Zaman puts the strata of her soul on full display. She volunteers to help children, and takes a position at the school where her mother is a much-loved teacher. One of the children there has a painful family situation. Zaman’s dedication to him is admirable and heartbreaking: “I start smuggling peanut butter and jelly sandwiches and sliced apples for Lyon, delivered every morning in a brown paper bag. Inside I include a note like, ‘I think you’re awesome. Have a great day, buddy.’”

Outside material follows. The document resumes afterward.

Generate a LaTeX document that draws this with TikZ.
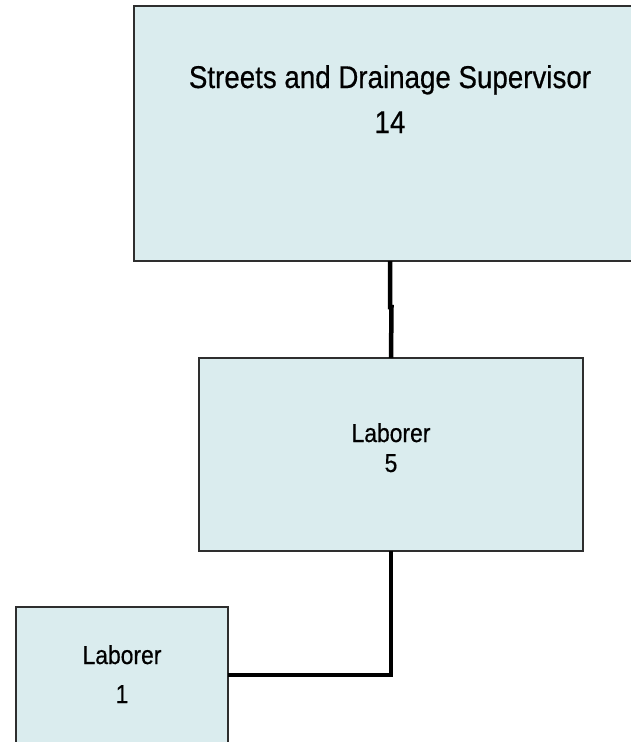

Again and again, Zaman’s sentences are so outstanding, they demand to be reread: “We baffled brown-folk stick out like Troll Dolls airdropped into Barbie and Ken’s Dreamtopia.” Or so devastating that they insist on being memorized: “I keep my voice small and soft like a molten M&M, lest he declare me vain and grows angry.”
I Am Yours is a memoir that encourages all our stories to be told. Zaman’s commitment to making her voice heard, and to helping others find and share their voices, is inspiring: “We know the voice, without intimacy, will atrophy. Therefore, we also know the voice, if given love, even by oneself, will grow.” Zaman’s love letter is, ultimately, a gift.
Zaman shares a practice she had when she lived in New York and rode the subway. She carried a notebook and used it to write love notes to give to the other passengers: “The note will say something like, It will be okay. Own your voice. Or, You are the spine of your life. Stand tall. Or, Thank you for you.”
Zaman then goes on to tell her readers: “Sometimes, a scrap of sentences is the match that lights a flame. If I ever write a book, it will be to give all of us more than a hurried line of love.”
And, indeed, she has. Zaman’s lines of love to her readers are urgent, unhurried, generous, and, yes, uniquely deserving of the appellation gorgeous.